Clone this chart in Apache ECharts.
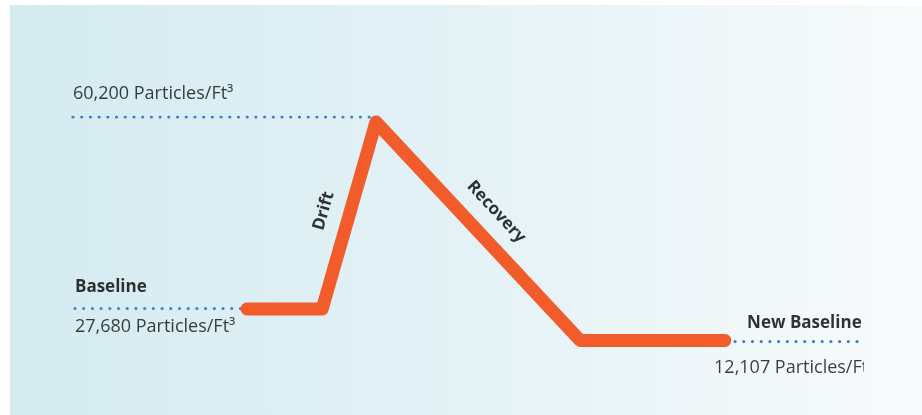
<!DOCTYPE html>
<html>
<head>
<meta charset="utf-8">
<script src="https://cdn.jsdelivr.net/npm/echarts@6/dist/echarts.min.js"></script>
<style>
  html, body { margin: 0; padding: 0; background: #fff; }
  #bg {
    position: absolute; left: 10px; top: 5px; width: 912px; height: 410px;
    background: linear-gradient(to right, #d4ebf0 0%, #e4f2f6 50%, #f8fbfc 100%);
  }
  #main { position: absolute; left: 0; top: 0; width: 864px; height: 415px; }
</style>
</head>
<body>
<div id="bg"></div>
<div id="main"></div>
<script>
// schematic time (0-100) and level (0-100)
const phaseX = [22.0, 31.5, 38.3, 64.1, 82.4];
const phaseLevel = [14.7, 14.7, 97.8, 0.7, 0.7];

const peakLineX = [0, 38.6];
const peakLevel = 100;
const baseLineX = [0.25, 21.2];
const baseLevel = 14.9;
const newBaseLineX = [83.7, 100];
const newBaseLevel = 0.2;

const particleCounts = ['60,200', '27,680', '12,107'];
const unitText = 'Particles/Ft³';
const levelNames = ['Baseline', 'New Baseline'];
const phaseNames = ['Drift', 'Recovery'];
const phaseLabelPos = [[31.7, 58.2], [53.5, 57.8]];

const FONT = 'Open Sans';
const orange = '#f25c2a';
const dotBlue = '#3f80cb';

function dotted(xs, y) {
    return {
        type: 'line',
        data: xs.map(function (x) { return [x, y]; }),
        symbol: 'none',
        z: 1,
        lineStyle: { color: dotBlue, width: 3.2, type: [0.01, 8.7], cap: 'round' }
    };
}

function textItem(x, y, text, opts) {
    return {
        value: [x, y],
        label: Object.assign({
            show: true,
            position: 'inside',
            formatter: text,
            color: '#0d0d0d',
            fontFamily: FONT,
            fontSize: 18,
            align: 'left',
            verticalAlign: 'middle'
        }, opts)
    };
}

const boldText = { fontWeight: 'bold', fontSize: 17, color: '#000' };

const labelData = [
    textItem(peakLineX[0], peakLevel, particleCounts[0] + ' ' + unitText, { offset: [0, -23] }),
    textItem(baseLineX[0], baseLevel, levelNames[0], Object.assign({ offset: [0, -21] }, boldText)),
    textItem(baseLineX[0], baseLevel, particleCounts[1] + ' ' + unitText, { offset: [0, 18] }),
    textItem(newBaseLineX[0], newBaseLevel, levelNames[1], Object.assign({ offset: [12, -18] }, boldText)),
    textItem(newBaseLineX[0], newBaseLevel, particleCounts[2] + ' ' + unitText, { offset: [-21, 26] }),
    textItem(phaseLabelPos[0][0], phaseLabelPos[0][1], phaseNames[0], Object.assign({ align: 'center', rotate: 74 }, boldText)),
    textItem(phaseLabelPos[1][0], phaseLabelPos[1][1], phaseNames[1], Object.assign({ align: 'center', rotate: -47 }, boldText))
];

const chart = echarts.init(document.getElementById('main'));
chart.setOption({
    animation: false,
    backgroundColor: 'transparent',
    grid: { left: 73, right: 0, top: 117, bottom: 73 },
    xAxis: { type: 'value', min: 0, max: 100, show: false },
    yAxis: { type: 'value', min: 0, max: 100, show: false },
    series: [
        dotted(peakLineX, peakLevel),
        dotted(baseLineX, baseLevel),
        dotted(newBaseLineX, newBaseLevel),
        {
            type: 'line',
            data: phaseX.map(function (x, i) { return [x, phaseLevel[i]]; }),
            symbol: 'none',
            z: 3,
            lineStyle: { color: orange, width: 13, cap: 'round', join: 'round' }
        },
        {
            type: 'scatter',
            symbolSize: 1,
            itemStyle: { color: 'transparent' },
            z: 4,
            silent: true,
            data: labelData
        }
    ]
});
</script>
</body>
</html>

════════════════════

TASK TO CARRY OUT :: Restate the listing above word for word, and skip the pictures.

TASK RESPONSE ::
Clone this chart in Apache ECharts.
<!DOCTYPE html>
<html>
<head>
<meta charset="utf-8">
<script src="https://cdn.jsdelivr.net/npm/echarts@6/dist/echarts.min.js"></script>
<style>
  html, body { margin: 0; padding: 0; background: #fff; }
  #bg {
    position: absolute; left: 10px; top: 5px; width: 912px; height: 410px;
    background: linear-gradient(to right, #d4ebf0 0%, #e4f2f6 50%, #f8fbfc 100%);
  }
  #main { position: absolute; left: 0; top: 0; width: 864px; height: 415px; }
</style>
</head>
<body>
<div id="bg"></div>
<div id="main"></div>
<script>
// schematic time (0-100) and level (0-100)
const phaseX = [22.0, 31.5, 38.3, 64.1, 82.4];
const phaseLevel = [14.7, 14.7, 97.8, 0.7, 0.7];

const peakLineX = [0, 38.6];
const peakLevel = 100;
const baseLineX = [0.25, 21.2];
const baseLevel = 14.9;
const newBaseLineX = [83.7, 100];
const newBaseLevel = 0.2;

const particleCounts = ['60,200', '27,680', '12,107'];
const unitText = 'Particles/Ft³';
const levelNames = ['Baseline', 'New Baseline'];
const phaseNames = ['Drift', 'Recovery'];
const phaseLabelPos = [[31.7, 58.2], [53.5, 57.8]];

const FONT = 'Open Sans';
const orange = '#f25c2a';
const dotBlue = '#3f80cb';

function dotted(xs, y) {
    return {
        type: 'line',
        data: xs.map(function (x) { return [x, y]; }),
        symbol: 'none',
        z: 1,
        lineStyle: { color: dotBlue, width: 3.2, type: [0.01, 8.7], cap: 'round' }
    };
}

function textItem(x, y, text, opts) {
    return {
        value: [x, y],
        label: Object.assign({
            show: true,
            position: 'inside',
            formatter: text,
            color: '#0d0d0d',
            fontFamily: FONT,
            fontSize: 18,
            align: 'left',
            verticalAlign: 'middle'
        }, opts)
    };
}

const boldText = { fontWeight: 'bold', fontSize: 17, color: '#000' };

const labelData = [
    textItem(peakLineX[0], peakLevel, particleCounts[0] + ' ' + unitText, { offset: [0, -23] }),
    textItem(baseLineX[0], baseLevel, levelNames[0], Object.assign({ offset: [0, -21] }, boldText)),
    textItem(baseLineX[0], baseLevel, particleCounts[1] + ' ' + unitText, { offset: [0, 18] }),
    textItem(newBaseLineX[0], newBaseLevel, levelNames[1], Object.assign({ offset: [12, -18] }, boldText)),
    textItem(newBaseLineX[0], newBaseLevel, particleCounts[2] + ' ' + unitText, { offset: [-21, 26] }),
    textItem(phaseLabelPos[0][0], phaseLabelPos[0][1], phaseNames[0], Object.assign({ align: 'center', rotate: 74 }, boldText)),
    textItem(phaseLabelPos[1][0], phaseLabelPos[1][1], phaseNames[1], Object.assign({ align: 'center', rotate: -47 }, boldText))
];

const chart = echarts.init(document.getElementById('main'));
chart.setOption({
    animation: false,
    backgroundColor: 'transparent',
    grid: { left: 73, right: 0, top: 117, bottom: 73 },
    xAxis: { type: 'value', min: 0, max: 100, show: false },
    yAxis: { type: 'value', min: 0, max: 100, show: false },
    series: [
        dotted(peakLineX, peakLevel),
        dotted(baseLineX, baseLevel),
        dotted(newBaseLineX, newBaseLevel),
        {
            type: 'line',
            data: phaseX.map(function (x, i) { return [x, phaseLevel[i]]; }),
            symbol: 'none',
            z: 3,
            lineStyle: { color: orange, width: 13, cap: 'round', join: 'round' }
        },
        {
            type: 'scatter',
            symbolSize: 1,
            itemStyle: { color: 'transparent' },
            z: 4,
            silent: true,
            data: labelData
        }
    ]
});
</script>
</body>
</html>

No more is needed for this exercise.